ここでやっと、「タイトル:肉玉=さゆりの母 静江」という事実を、
日記は告白する。
そして、次の公式が生まれる。
父の狂気←<反比例>→母の体積
父の愛情→<正比例>←母の寿命
L:隠し部屋
<点滴>「ピッピッピッピッピッピッピッピッピッピッピッピッピッ」
さゆりは、母 静江と17年振りの再会を果たす。
が、感動に浸っている余裕は無い。
日記を読んでしまった事は、物語がクライマックスに到達した事を
意味し、ただで済む訳が無いとさゆり自身気づいているからである。
M:アクション
突然を装った次のページトップでの父の出現。
さゆりは待ってましたと意外そうに振り返り、
父の姿を確認してから、ヒロインチックな叫び声を上げる。
この叫び声は、「父(強者)、娘(弱者)」という家族の
ヒエラルキーを音声化したものであり、同時に、母の入っ
た水槽をひっくり返す衝動としての役割も果たす。
「母の入った水槽をひっくり返す」=父(権力)への反抗=パンクス
N:<父>「さゆり・・・ママ死んじゃったよ・・・・」
<娘>「こ・・来ないで・・・」
<父>「さゆり・・・さゆりはパパのこと好きだよね・・・・」
隠し部屋から出たさゆりは、すぐに秀一の死体を発見する。
<MYST 3>の犯人は父であった事が判明。
妻を失った父の愛情の矛先は 娘 さゆりであり、さゆりもまた
この物語の自称ヒロインとして、父の選択を受け入れるだろう。
結果、さゆりは父に自分の体を提供し、父の新しい愛玩具として
第2の人生を歩き出すのだ。
この物語の最大の謎は、なぜ父が、他人に見られてはまずい、あんな危険な文章をいちいち日記帳に残していたのか、ということである。
そして、日記とはその日1日を振り返って書くのが普通なのに、一体 正月の朝から何を日記帳に書いていたのか。
父の決意を書いていた、と考えることができる。

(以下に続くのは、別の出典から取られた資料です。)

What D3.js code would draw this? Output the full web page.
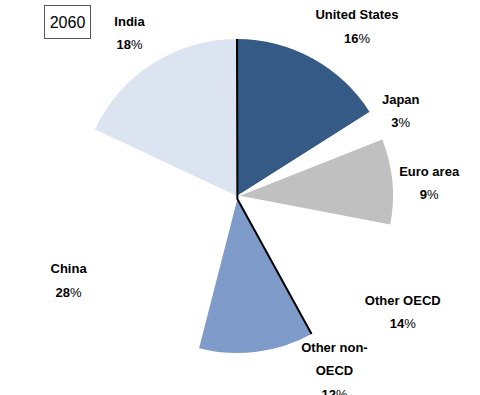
<!doctype html>
<html>
<head>
<meta charset="UTF-8">
<title>2060 shares</title>
<script src="https://d3js.org/d3.v7.min.js"></script>
<style>
  body{ margin:0; background:#fff; }
  text{ font-family:"Liberation Sans", Arial, sans-serif; }
</style>
</head>
<body>
<svg width="480" height="395" id="chart"></svg>
<script>
// data
var year = "2060";
var regions = ["United States", "Japan", "Euro area", "Other OECD", "Other non-OECD", "China", "India"];
var shares = [16, 3, 9, 14, 12, 28, 18];

// styles
var fills = {
  "United States": "#355A85",
  "Japan": "#ffffff",
  "Euro area": "#C0C0C0",
  "Other OECD": "#ffffff",
  "Other non-OECD": "#7F9BCA",
  "China": "#ffffff",
  "India": "#DBE4F0"
};
var explode = { "Euro area": 3, "Other non-OECD": 3 };
var shrink = { "Euro area": 4, "Other non-OECD": 3 };
var nudge = {
  "United States": [26, 1],
  "Japan": [-10, 3],
  "Euro area": [-2, 5],
  "Other OECD": [8, 1],
  "Other non-OECD": [73, -19],
  "China": [8, 1],
  "India": [-3, 1]
};

var cx = 237, cy = 196, r = 157, labelR = 195;

var svg = d3.select("#chart");
var g = svg.append("g").attr("transform", "translate(" + cx + "," + cy + ")");

var pie = d3.pie().sort(null).value(function(d){ return d.v; });
var data = pie(regions.map(function(n, i){ return { name: n, v: shares[i] }; }));

var arc = d3.arc().innerRadius(0);
var labelArc = d3.arc().innerRadius(labelR).outerRadius(labelR);

function offset(d){
  var e = explode[d.data.name] || 0;
  var a = (d.startAngle + d.endAngle) / 2;
  return [Math.sin(a) * e, -Math.cos(a) * e];
}

g.selectAll("path.slice")
  .data(data)
  .enter()
  .append("path")
  .attr("class", "slice")
  .attr("transform", function(d){ var o = offset(d); return "translate(" + o[0] + "," + o[1] + ")"; })
  .attr("d", function(d){ return arc.outerRadius(r - (shrink[d.data.name] || 0))(d); })
  .attr("fill", function(d){ return fills[d.data.name]; });

// black edge line: top of US slice, through centre, to the edge of Other non-OECD
var us = data[0], non = data[4];
var o = offset(non), rn = r - (shrink[non.data.name] || 0);
var pts = [
  [Math.sin(us.startAngle) * r, -Math.cos(us.startAngle) * r],
  [o[0], o[1]],
  [o[0] + Math.sin(non.startAngle) * rn, o[1] - Math.cos(non.startAngle) * rn]
];
g.append("path")
  .attr("d", d3.line()(pts))
  .attr("fill", "none")
  .attr("stroke", "#000")
  .attr("stroke-width", 2);

// labels
var lab = g.selectAll("g.label")
  .data(data)
  .enter()
  .append("g")
  .attr("class", "label")
  .attr("transform", function(d){
    var c = labelArc.centroid(d), n = nudge[d.data.name] || [0, 0];
    return "translate(" + (c[0] + n[0]) + "," + (c[1] + n[1]) + ")";
  });

lab.each(function(d){
  var lines = d.data.name.replace("non-", "non-\n").split("\n");
  var total = lines.length + 1;
  var step = 23.5;
  var y0 = -(total - 1) * step / 2 + 5;
  var sel = d3.select(this);
  lines.forEach(function(t, i){
    sel.append("text")
      .attr("x", 0)
      .attr("y", y0 + i * step)
      .attr("text-anchor", "middle")
      .attr("font-size", 13)
      .attr("font-weight", "bold")
      .attr("fill", "#000")
      .text(t);
  });
  var pt = sel.append("text")
    .attr("x", 0)
    .attr("y", y0 + lines.length * step)
    .attr("text-anchor", "middle")
    .attr("font-size", 13)
    .attr("fill", "#000");
  pt.append("tspan").attr("font-weight", "bold").text(d.data.v);
  pt.append("tspan").text("%");
});

// year box
svg.append("rect")
  .attr("x", 44.5).attr("y", 5.5)
  .attr("width", 46).attr("height", 33)
  .attr("fill", "#fff")
  .attr("stroke", "#555")
  .attr("stroke-width", 1);
svg.append("text")
  .attr("x", 67.5).attr("y", 28)
  .attr("text-anchor", "middle")
  .attr("font-size", 16)
  .attr("fill", "#000")
  .text(year);
</script>
</body>
</html>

父は以前から、新年を機にさゆりを肉玉にする気だった。そして実行の日の朝がやってきたので、その興奮を言葉で残しておこうと、日記をつけたのだ。
そう考えたなら、この物語の全ての出来事は父の計画的犯行だった、ということになるのだが、推測で作品を解釈してはいけない。推測で作品を解釈すると、例えば物語冒頭の 父が日記を閉じるシーンまでが現実で、表紙以降は全て 父の日記の中での出来事、つまり父が日記帳に書いた自作の小説の映像化だった、といった風なムチャな想像さえ可能になってしまうのだ。
推測での解釈は、物語の崩壊につながる。我々のやるべきことはむしろ、物語の中で語られた真実(この作品の場合 肉塊と化した妻娘を溺愛する父の猟奇的性格)を味わうことである。
「謎」というものは、 知ってはいけない、また知ろうとしてもいけない、物語の中のバベルである。時には 作者自身 何の答えも用意していない「謎」なんてものさえ存在する。
よって我々は、物語の「謎」を追求する必要も、物語から設定以上のことを探そうとする必要もないのだ。